Input for this task:
◆ ◆ ◆ ◆
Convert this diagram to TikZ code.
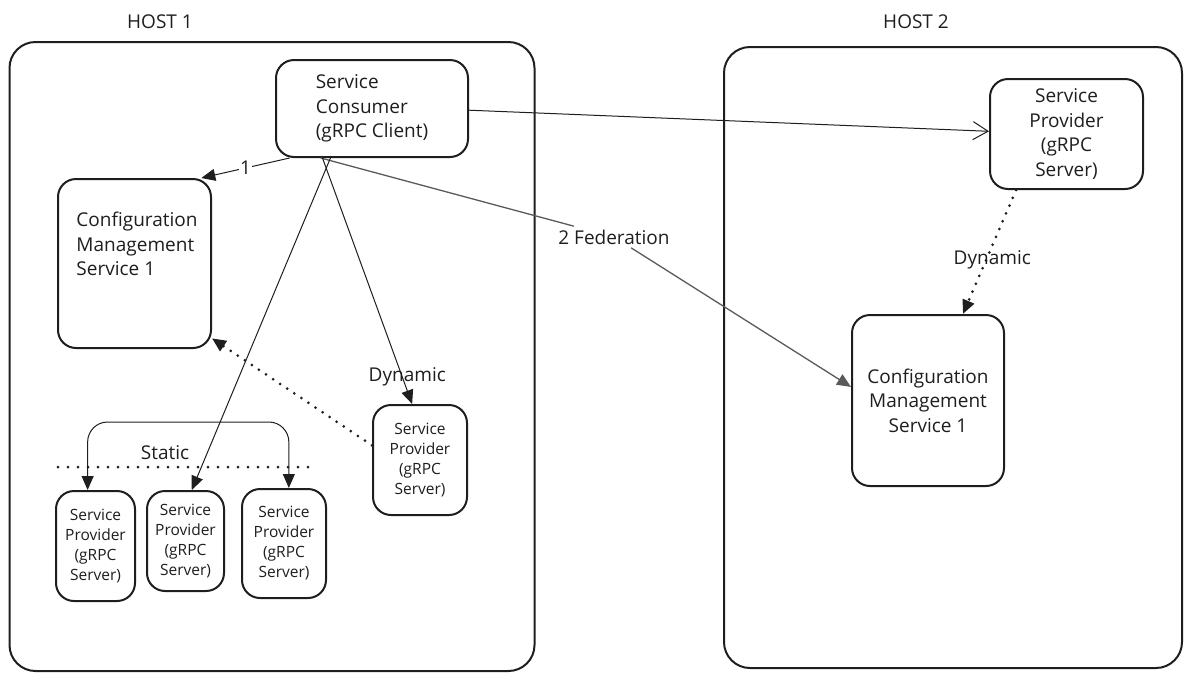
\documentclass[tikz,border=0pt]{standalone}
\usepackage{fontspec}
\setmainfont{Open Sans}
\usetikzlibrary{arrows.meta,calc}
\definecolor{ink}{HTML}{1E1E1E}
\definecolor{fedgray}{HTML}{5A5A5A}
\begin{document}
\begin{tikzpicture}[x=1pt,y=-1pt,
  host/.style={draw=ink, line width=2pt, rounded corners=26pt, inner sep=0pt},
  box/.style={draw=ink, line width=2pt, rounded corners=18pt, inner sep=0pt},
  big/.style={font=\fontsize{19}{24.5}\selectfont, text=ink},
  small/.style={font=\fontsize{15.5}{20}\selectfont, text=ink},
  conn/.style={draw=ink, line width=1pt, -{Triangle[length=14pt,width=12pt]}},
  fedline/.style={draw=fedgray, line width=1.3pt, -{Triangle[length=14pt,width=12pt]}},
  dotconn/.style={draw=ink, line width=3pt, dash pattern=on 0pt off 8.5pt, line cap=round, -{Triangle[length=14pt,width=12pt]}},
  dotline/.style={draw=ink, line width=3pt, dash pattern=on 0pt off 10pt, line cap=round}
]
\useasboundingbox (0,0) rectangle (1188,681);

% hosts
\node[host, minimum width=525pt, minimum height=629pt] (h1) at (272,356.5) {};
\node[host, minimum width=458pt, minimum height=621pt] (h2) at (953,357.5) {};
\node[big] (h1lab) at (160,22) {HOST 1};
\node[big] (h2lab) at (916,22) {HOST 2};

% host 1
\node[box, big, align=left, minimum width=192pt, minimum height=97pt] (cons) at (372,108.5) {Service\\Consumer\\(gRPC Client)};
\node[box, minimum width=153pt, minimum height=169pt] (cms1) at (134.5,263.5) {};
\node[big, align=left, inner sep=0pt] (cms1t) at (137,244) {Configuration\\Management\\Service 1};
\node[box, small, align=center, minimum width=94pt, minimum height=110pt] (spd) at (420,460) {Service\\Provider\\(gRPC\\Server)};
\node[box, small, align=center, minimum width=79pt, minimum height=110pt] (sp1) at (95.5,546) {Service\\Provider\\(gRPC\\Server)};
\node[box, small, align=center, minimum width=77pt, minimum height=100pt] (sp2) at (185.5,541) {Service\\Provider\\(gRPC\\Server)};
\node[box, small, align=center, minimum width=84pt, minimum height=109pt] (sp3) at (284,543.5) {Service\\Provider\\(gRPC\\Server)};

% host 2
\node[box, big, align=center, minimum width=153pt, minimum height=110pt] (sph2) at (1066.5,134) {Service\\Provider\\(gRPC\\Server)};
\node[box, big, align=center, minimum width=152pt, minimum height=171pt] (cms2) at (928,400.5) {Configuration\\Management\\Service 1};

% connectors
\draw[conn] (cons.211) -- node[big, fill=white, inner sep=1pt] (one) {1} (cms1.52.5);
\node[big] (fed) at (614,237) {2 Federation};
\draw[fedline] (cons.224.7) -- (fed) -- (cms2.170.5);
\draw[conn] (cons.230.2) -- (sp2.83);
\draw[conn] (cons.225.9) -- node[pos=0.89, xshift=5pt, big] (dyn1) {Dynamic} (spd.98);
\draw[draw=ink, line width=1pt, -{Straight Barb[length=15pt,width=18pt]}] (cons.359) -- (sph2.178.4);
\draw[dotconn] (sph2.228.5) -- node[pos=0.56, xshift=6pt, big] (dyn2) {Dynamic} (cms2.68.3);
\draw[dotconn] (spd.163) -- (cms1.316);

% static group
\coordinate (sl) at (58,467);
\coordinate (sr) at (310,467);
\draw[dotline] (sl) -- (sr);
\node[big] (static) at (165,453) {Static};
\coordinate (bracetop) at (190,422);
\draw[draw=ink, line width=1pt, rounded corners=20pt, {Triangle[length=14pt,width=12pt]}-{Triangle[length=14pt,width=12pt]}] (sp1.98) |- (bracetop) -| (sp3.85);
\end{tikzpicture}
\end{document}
◆ ◆ ◆ ◆
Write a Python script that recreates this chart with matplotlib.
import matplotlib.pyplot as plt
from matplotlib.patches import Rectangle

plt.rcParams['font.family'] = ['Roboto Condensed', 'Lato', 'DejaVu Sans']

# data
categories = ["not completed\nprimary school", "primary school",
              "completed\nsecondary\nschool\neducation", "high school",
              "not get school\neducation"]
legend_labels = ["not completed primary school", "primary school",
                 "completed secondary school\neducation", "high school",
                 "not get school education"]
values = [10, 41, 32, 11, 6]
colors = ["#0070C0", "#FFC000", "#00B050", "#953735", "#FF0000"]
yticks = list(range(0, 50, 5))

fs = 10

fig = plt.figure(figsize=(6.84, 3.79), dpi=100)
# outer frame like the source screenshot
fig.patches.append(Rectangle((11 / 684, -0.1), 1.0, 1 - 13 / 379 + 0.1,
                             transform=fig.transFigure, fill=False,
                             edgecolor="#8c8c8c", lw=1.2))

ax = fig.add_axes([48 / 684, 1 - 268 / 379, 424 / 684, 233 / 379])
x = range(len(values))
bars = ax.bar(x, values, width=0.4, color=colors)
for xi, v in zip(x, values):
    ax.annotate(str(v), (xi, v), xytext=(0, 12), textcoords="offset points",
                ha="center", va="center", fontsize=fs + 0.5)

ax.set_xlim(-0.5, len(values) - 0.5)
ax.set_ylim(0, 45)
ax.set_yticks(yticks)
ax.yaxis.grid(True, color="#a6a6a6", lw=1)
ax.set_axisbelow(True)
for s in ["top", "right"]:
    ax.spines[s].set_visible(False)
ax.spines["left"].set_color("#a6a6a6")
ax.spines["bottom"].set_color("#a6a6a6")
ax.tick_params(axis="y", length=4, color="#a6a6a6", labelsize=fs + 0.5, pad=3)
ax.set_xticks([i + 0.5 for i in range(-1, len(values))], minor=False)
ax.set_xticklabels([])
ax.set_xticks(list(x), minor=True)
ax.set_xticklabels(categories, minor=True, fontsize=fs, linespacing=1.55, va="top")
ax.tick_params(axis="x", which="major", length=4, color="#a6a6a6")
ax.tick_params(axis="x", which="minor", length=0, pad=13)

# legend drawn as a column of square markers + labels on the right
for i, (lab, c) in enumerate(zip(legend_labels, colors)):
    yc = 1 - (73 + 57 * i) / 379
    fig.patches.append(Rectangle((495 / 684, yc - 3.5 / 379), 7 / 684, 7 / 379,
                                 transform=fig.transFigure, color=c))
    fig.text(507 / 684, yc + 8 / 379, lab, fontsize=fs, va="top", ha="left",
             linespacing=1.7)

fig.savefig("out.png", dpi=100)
◆ ◆ ◆ ◆
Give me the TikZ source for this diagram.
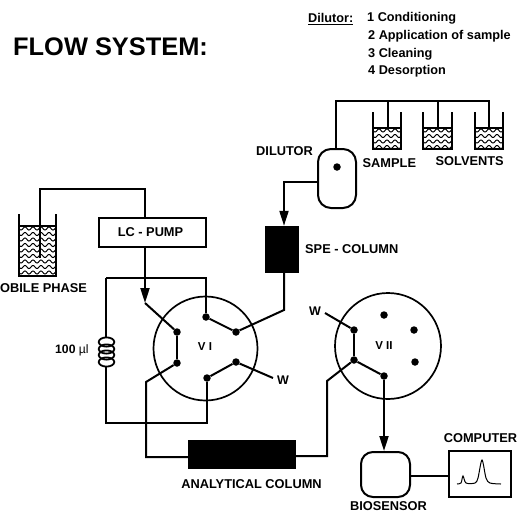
◆ ◆ ◆ ◆
What is needed:
Out of the preceding entries, pull every line containing the string "matplotlib".

Task answer:
Write a Python script that recreates this chart with matplotlib.
import matplotlib.pyplot as plt
from matplotlib.patches import Rectangle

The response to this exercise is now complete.